Nothing Special About WVU in Loss - WVU Football, WVU Basketball, News - Mountaineer Sports

Nothing Special About WVU in Loss


West Virginia football appeared to be auditioning for a carnival attraction of some sort Saturday in Stillwater.

Come see the amazing Mountaineer Special Teams, you never know where the ball may bounce.

The display on that third side of the ball, one that is so often underappreciated in the game, led directly to 55-34 outcome in Oklahoma State's favor with players misjudging bounces, missing tackles and flat out refusing to collect a kickoff.

"Can't make very, very, very simple mistakes, junior high mistakes and beat a good football team," WVU head coach Dana Holgorsen said to open his press conference after his team dropped its fourth straight decision.

"The base fundamentals of the defense or the offense or the special teams have to take over no matter what happens," said Mountaineer defensive coordinator Joe DeForest. "We made some elementary mistakes today, which were hard to live with."

There were plays involving effort and athleticism, such as a 96-yard kickoff return from OSU's Justin Gilbert that put momentum right back on the side of the home team after WVU had pulled within one score.

Then there were the variety of plays in which mental mistakes led to Oklahoma State getting the ball when it should have been in West Virginia's hands.

The first example of this happened on a second quarter kickoff just after WVU had fallen behind by a score of 28-14.

OSU's Quinn Sharp kicked a hard line drive, the ball took multiple bounces and ultimately glanced off running back Andrew Buie before the Cowboys came up with it.

In the final stat book, the play is listed as an "on-side kick." It wasn't.

Even Austin, typically one of few sparks in a Mountaineer uniform of late, made plays that ranged from questionable to bone-headed. 

Take, for example, his third quarter punt return that never was. Austin waited for the ball at his own 10-yard-line and as it ranged over his head, he called off his blockers to steer clear of the punt. Rather than clear himself from its path, though, he stayed to watch it bounce. And it bounced right into him. 

Sure, this probably could have happened to anyone who didn't just decide to sprint in the opposite direction, but after all of the gaffes on special teams this afternoon, chances like that could not be taken. Excuses would not be made. 

"I waved it off, so I should have just run away," Austin admitted after the game. "The way it was kicked, it looked like it was going out of bounds, but it bounced back my way and it hit me and they had a good play on it."
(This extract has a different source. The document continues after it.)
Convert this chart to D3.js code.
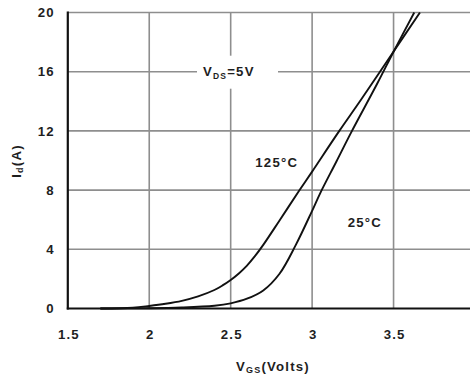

Austin stood up after the play with his arms raised in a "What the heck just happened?" fashion. These were the miscues that should never happen at this level of football, not to mention the fact that they are occurring nine games into the schedule.

"I don't know how to coach that," Holgorsen deadpanned. "The ball comes to you, you get it. The ball hits the ground, everybody in the country starting in junior high does ‘Peter, Peter, Peter, Peter' and then get away from the ball. I can't explain that. I have no answers for that. Special teams, obviously, we just flat out gave them 17 points, which that in itself is probably the biggest difference in the game."

The Mountaineers do not only employ back-ups and next-in-lines on their special teams. Starters from both offense and defense take the field for many of those units and they pride themselves on their play not only in their primary group, but also on punt or kickoff or the return teams.

"I'm a person that at all times of the game, I want to do whatever I can to help my team win, no matter if I'm on the defense, offense, special teams, wherever I am," junior receiver Stedman Bailey said. "If I'm on the field, I'm going to try to do my best to make a play and help the team win."

Did the offense and defense do enough to win? No, likely not. But there is hardly enough evidence to support either side of that potential debate when considering the situation in which many of the special teams' issues occurred. 

As Holgorsen points out, three mental and physical lapses handed 17 points to the home team. In a game decided by 21, with a halftime lead of 14, there is no denying the impact those plays had on the outcome.

"It's a shame that it happens in a game when we make those mistakes because we've been doing well in practice," said senior specialist Tyler Bitancurt. "At the same time, we need to make sure that we do better mentally."

West Virginia has proven just how much of a team game this sport truly is lately as a new unit continues to find ways to push the losing streak to another low.

The blame in game four can be placed solely on the visiting team, which whether playing at an elementary or junior high level was simply not sound enough to turn things around.